建築家であり美術家でもあるアイ・ウェイウェイが監督したドキュメンタリー映画。23カ国の難民キャンプや国境地帯を巡る壮大な人間叙事詩と、宣材には書かれてある。もしも、帰るところを失ったなら、人はどうなるのか、がテーマだ。自分が暮らす場所を追われて国外に生きる場所を見出すために脱出するが、受け入れ先はない。難民収容所での暮らしは人を疲弊させていく。
アイ・ウェイウェイがレポーターになりインタビューをする。ちょっとこれって池上彰のTV番組を見てる感じ。映画としては軽い。しかも、単調なのでちょっと眠くなる。お話として組み立てられてないから、櫛団子のレポートにしか、ならない。映画が主義主張を展開しない。ただ、事実を何の感傷も交えず見せていく。インタビュー部分もあっさりしている。では、つまらないのか、と言われるとそうじゃないのだ。

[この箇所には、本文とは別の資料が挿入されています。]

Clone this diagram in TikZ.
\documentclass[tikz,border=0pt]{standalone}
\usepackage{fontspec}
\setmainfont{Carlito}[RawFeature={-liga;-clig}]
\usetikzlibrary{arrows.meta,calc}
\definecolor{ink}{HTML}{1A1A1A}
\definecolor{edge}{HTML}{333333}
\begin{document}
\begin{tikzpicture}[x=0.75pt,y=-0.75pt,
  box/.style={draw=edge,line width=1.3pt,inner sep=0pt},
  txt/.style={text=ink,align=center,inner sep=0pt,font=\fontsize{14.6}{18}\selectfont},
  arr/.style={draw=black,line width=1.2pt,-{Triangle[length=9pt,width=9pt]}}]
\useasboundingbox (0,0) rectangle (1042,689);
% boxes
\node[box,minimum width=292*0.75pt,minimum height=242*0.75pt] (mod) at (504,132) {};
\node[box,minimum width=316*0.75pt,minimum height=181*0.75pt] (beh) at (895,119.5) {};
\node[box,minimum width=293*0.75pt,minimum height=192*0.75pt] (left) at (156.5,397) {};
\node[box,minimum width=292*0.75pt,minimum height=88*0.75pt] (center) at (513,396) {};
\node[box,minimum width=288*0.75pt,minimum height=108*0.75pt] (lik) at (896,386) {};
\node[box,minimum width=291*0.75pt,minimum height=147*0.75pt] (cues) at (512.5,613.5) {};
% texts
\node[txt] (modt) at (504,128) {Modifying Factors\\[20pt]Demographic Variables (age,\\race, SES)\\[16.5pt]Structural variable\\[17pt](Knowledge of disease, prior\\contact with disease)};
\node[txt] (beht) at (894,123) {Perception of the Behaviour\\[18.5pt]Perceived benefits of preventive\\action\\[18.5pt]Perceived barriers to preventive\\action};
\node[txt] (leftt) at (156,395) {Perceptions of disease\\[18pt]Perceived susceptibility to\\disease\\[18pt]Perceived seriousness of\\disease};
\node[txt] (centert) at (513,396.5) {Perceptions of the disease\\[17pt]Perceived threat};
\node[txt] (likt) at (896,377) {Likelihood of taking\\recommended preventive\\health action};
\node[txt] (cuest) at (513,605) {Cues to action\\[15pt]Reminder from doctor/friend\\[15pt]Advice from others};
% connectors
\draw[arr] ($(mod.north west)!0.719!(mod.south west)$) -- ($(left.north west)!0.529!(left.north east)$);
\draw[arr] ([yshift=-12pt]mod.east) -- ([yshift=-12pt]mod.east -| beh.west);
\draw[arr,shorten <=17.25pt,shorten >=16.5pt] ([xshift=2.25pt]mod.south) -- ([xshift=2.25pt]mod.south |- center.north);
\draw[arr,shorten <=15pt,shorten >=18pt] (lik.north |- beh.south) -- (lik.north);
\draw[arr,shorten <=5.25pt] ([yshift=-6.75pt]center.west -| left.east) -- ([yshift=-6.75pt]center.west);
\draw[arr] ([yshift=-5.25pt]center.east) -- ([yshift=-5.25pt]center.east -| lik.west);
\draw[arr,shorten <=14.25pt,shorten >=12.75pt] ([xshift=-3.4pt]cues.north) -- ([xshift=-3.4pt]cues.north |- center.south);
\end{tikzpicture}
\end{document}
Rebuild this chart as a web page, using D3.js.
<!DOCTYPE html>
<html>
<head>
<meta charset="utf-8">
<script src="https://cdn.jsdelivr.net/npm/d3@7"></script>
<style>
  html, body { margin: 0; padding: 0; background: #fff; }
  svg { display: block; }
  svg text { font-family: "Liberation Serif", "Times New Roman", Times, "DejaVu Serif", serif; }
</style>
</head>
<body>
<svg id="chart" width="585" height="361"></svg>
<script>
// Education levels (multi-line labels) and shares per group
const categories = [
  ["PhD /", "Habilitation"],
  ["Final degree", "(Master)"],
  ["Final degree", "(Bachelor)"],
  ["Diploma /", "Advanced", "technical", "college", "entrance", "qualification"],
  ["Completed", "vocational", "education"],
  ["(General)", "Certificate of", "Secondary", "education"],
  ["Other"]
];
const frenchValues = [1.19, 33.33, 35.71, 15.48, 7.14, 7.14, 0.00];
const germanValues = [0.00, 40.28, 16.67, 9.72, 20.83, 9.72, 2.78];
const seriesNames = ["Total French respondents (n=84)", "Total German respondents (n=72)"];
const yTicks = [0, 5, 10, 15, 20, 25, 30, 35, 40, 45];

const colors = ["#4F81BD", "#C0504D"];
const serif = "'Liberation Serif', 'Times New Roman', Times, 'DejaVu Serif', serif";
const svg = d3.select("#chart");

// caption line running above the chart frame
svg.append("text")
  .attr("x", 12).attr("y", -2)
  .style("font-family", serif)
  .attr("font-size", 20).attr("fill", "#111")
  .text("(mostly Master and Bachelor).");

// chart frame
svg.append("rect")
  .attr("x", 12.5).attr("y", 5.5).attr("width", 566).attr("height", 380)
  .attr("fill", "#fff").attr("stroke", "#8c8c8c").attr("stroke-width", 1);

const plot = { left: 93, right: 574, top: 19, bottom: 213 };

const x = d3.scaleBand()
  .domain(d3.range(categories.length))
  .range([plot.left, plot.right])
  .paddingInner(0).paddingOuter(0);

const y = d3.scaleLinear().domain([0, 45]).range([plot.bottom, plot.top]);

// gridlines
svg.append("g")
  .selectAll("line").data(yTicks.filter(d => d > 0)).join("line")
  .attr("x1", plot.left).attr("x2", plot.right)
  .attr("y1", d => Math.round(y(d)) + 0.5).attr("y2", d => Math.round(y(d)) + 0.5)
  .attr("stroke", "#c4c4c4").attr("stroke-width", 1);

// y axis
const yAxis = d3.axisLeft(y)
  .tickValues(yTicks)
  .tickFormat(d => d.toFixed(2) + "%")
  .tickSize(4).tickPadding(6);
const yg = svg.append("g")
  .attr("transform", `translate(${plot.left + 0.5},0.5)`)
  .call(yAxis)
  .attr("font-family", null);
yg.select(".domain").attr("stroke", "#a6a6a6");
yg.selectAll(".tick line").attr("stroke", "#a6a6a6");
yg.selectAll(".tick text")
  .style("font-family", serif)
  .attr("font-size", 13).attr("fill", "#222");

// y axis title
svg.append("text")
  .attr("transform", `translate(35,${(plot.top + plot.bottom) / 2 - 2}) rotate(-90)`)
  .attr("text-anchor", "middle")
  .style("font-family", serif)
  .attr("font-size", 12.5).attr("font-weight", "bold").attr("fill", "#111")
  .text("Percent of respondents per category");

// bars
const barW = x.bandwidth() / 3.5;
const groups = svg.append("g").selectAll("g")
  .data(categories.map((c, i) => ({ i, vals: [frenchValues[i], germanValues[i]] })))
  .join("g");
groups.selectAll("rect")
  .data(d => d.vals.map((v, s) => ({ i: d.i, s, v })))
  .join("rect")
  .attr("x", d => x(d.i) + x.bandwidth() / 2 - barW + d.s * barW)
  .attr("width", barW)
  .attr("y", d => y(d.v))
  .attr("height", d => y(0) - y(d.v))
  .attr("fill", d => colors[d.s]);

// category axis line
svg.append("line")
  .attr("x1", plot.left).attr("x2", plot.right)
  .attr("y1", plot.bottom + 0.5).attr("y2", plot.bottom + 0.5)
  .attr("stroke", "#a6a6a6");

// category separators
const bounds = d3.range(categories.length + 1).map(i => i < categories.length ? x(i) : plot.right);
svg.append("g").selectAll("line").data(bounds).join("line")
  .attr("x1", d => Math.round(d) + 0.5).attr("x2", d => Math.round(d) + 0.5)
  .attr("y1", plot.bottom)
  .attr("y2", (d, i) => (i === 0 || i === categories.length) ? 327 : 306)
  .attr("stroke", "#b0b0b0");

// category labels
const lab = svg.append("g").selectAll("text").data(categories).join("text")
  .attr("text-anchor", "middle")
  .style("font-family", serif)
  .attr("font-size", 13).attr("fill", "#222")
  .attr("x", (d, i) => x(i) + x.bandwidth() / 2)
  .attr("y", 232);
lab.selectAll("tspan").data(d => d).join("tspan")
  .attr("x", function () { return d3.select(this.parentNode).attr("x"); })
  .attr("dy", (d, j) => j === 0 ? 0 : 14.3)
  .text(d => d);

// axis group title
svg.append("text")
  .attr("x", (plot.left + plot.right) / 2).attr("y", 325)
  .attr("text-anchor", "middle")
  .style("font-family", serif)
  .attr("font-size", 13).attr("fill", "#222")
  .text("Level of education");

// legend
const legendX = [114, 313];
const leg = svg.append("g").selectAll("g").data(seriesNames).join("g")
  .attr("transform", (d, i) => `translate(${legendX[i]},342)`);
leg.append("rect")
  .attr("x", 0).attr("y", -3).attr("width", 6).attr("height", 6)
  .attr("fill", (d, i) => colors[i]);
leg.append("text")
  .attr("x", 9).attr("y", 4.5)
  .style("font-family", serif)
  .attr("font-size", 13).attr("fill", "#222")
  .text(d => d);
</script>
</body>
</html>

それより圧倒的な美しさを見せる映像美に酔う。ドローンによる空撮が延々と続く。悲惨な現実をつきつけてくるにも関わらず、美しい映像美に魅了される。ナレーションは廃して、さまざまな人たちによる箴言が挟まれる。それと新聞や雑誌の記事が文字として引用される。過剰な音楽もない。メッセージもいらない。ここに描かれるできごとを見たなら説明なんかいらないし、それだけですべてがわかるからだ。この映画がいいのはそんな無言の部分である。
そして、これはアイ・ウェイウェイによる2時間20分に及ぶ壮大な旅の叙事詩であり、彼の体験した旅の記録でもある。スクリーンを見つめながら、この地球で今起きているとんでもない事実を目視せよ。
今この世界にはすごい数の難民がいる。彼らは住む場所もなく、苦しんでいる。6500万人と言われても想像もつかないけど、映画の中で、同じライフジャケットを付けて、ゴムボートにぎゅうぎゅう詰めになって整然と乗っている700数十名の姿を見ると、圧倒される。ドローンでかなりの遠くから空撮された難民キャンプの蟻のように見える人間の姿にも驚く。自分が見たもの、その迫力だけでいい。充分だ。